Если условность, близкая классицизму, преобладала в любовных сонетах, то тут ее разбивает отважный порыв поэта. Это правда, что и тут в иных сонетах можно подметить параллелизм двух поэтических школ, которые почти всегда сосуществуют в поэзии Мицкевича. После великолепного романтического пейзажа в четверостишиях «Аю-Дага» следуют терцеты, которым присуща условная, достойная Урсына Немцевича[91] литературность.
И это все после необычайной свежести «Степей Аккермана», после сонета о море и сердечной тревоге, после радостного «Плавания», почти вырывающегося из рамок сонета, после картин ночи и гор, после ужаса пропасти, после неустанного порыва воображения, которое низвергает небо и, превратив его в море, ледяной стеной вздымает его над землей.
К «Крымским сонетам» оказалось необходимым приложить небольшой словарик, столько в них было иноземных слов, весьма далеко отошедших от народных строф «Баллад и романсов»; сонеты эти не были также, как выяснилось, удобочитаемы для поклонников стихов, писанных в манере классицизма. Когда томик новых стихотворений вышел из печати, Мицкевич воспринял его появление с той холодной трезвостью, которая у каждого творца обычно уравновешивает энтузиазм, как будто природа желает вознаградить себя за чрезмерную щедрость, с какой она одаряет счастьем создателей прекрасных и долговечных творений.

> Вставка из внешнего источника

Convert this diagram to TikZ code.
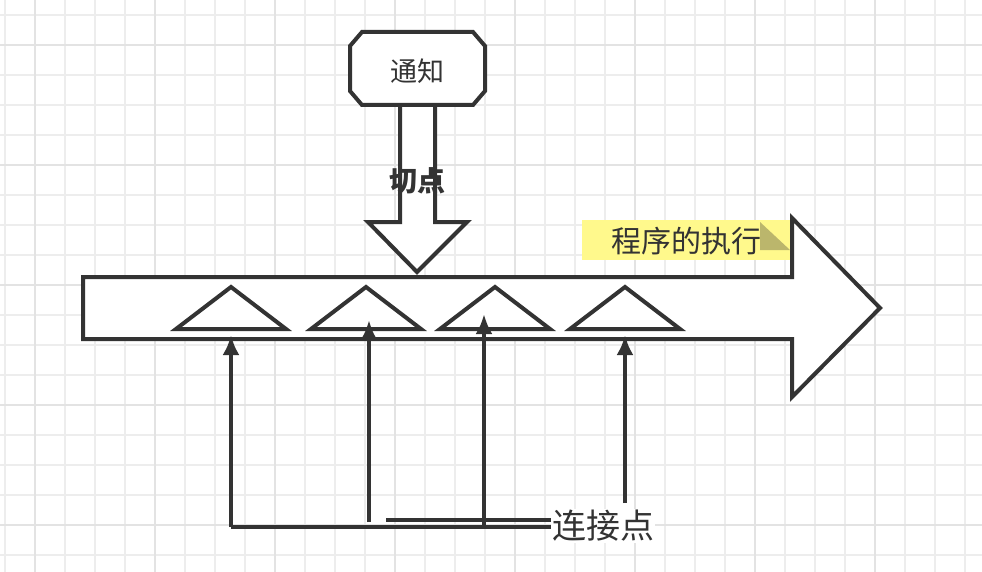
\documentclass[tikz,border=0pt]{standalone}
\usepackage{fontspec}
\usetikzlibrary{arrows.meta}
\newfontfamily\cjk{Noto Sans CJK SC}
\begin{document}
\begin{tikzpicture}[x=1pt,y=-1pt,
  shp/.style={draw=black!80,line width=4pt,fill=white,line join=miter},
  con/.style={draw=black!80,line width=4pt,-{Latex[length=20pt,width=17pt]}},
  lbl/.style={font=\cjk,text=black!80,inner sep=0pt}]
\useasboundingbox (0,0) rectangle (982,572);
\fill[white] (0,0) rectangle (982,572);
\foreach \x in {5,35,...,980} \draw[black!7,line width=2pt] (\x,0) -- (\x,572);
\foreach \y in {15,45,...,570} \draw[black!7,line width=2pt] (0,\y) -- (982,\y);
\foreach \x in {35,155,...,980} \draw[black!11,line width=2.5pt] (\x,0) -- (\x,572);
\foreach \y in {45,165,...,570} \draw[black!11,line width=2.5pt] (0,\y) -- (982,\y);
% big arrow
\draw[shp] (83,277) -- (792,277) -- (792,218) -- (880,308) -- (792,397) -- (792,339) -- (83,339) -- cycle;
% down arrow
\draw[shp] (400,104) -- (400,222) -- (368,222) -- (417,272) -- (467,222) -- (435,222) -- (435,104);
% octagon
\draw[shp] (362,32) -- (473,32) -- (485,46) -- (485,91) -- (473,105) -- (362,105) -- (350,91) -- (350,46) -- cycle;
\node[lbl,font=\cjk\fontsize{27}{27}\selectfont] (tz) at (417,71) {通知};
\node[lbl,font=\cjk\bfseries\fontsize{28}{28}\selectfont] (qd) at (417,181) {切点};
% triangles
\foreach \a/\n in {231/t1,366/t2,495/t3,625/t4}{
  \draw[shp] (\a-55,329) -- (\a,287) -- (\a+55,329) -- cycle;
  \coordinate (\n) at (\a,287);
}
% note
\fill[yellow!45] (582,220) rectangle (790,260);
\fill[olive!60!yellow!70!black!60] (760,222) -- (760,250) -- (790,250) -- cycle;
\node[lbl,font=\cjk\fontsize{30}{30}\selectfont] (zx) at (686,241) {程序的执行};
% connectors
\node[lbl,font=\cjk\fontsize{34}{34}\selectfont,fill=white,inner sep=1pt] (ljd) at (603,526) {连接点};
\coordinate (b1) at (231,527);
\coordinate (b2) at (369,522);
\coordinate (b3) at (484,527);
\coordinate (b4) at (625,503);
\draw[black!80,line width=4pt] (b1) -- (ljd.west |- b1);
\draw[black!80,line width=4pt] (386,520) -- (ljd.west |- 0,520);
\draw[con] (b1) -- (231,335);
\draw[con] (b2) -- (369,320);
\draw[con] (b3) -- (484,314);
\draw[con] (b4) -- (625,335);
\end{tikzpicture}
\end{document}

За победу над превратностями, непостоянством и бренностью быстротекущего времени поэты должны расплачиваться мгновениями той жуткой трезвости, которая умерщвляет радость завершения нового труда. Так было и теперь. Но вскоре мысль о новом творении, которое он уже с некоторых пор писал, а задумал еще раньше, — мысль эта ожила в пустоте, возникшей после выхода в свет «Сонетов». Он жил помыслами о новой поэме. Писал ее урывками, не в том порядке, в котором позднее эти фрагменты были расположены в уже завершенном творении.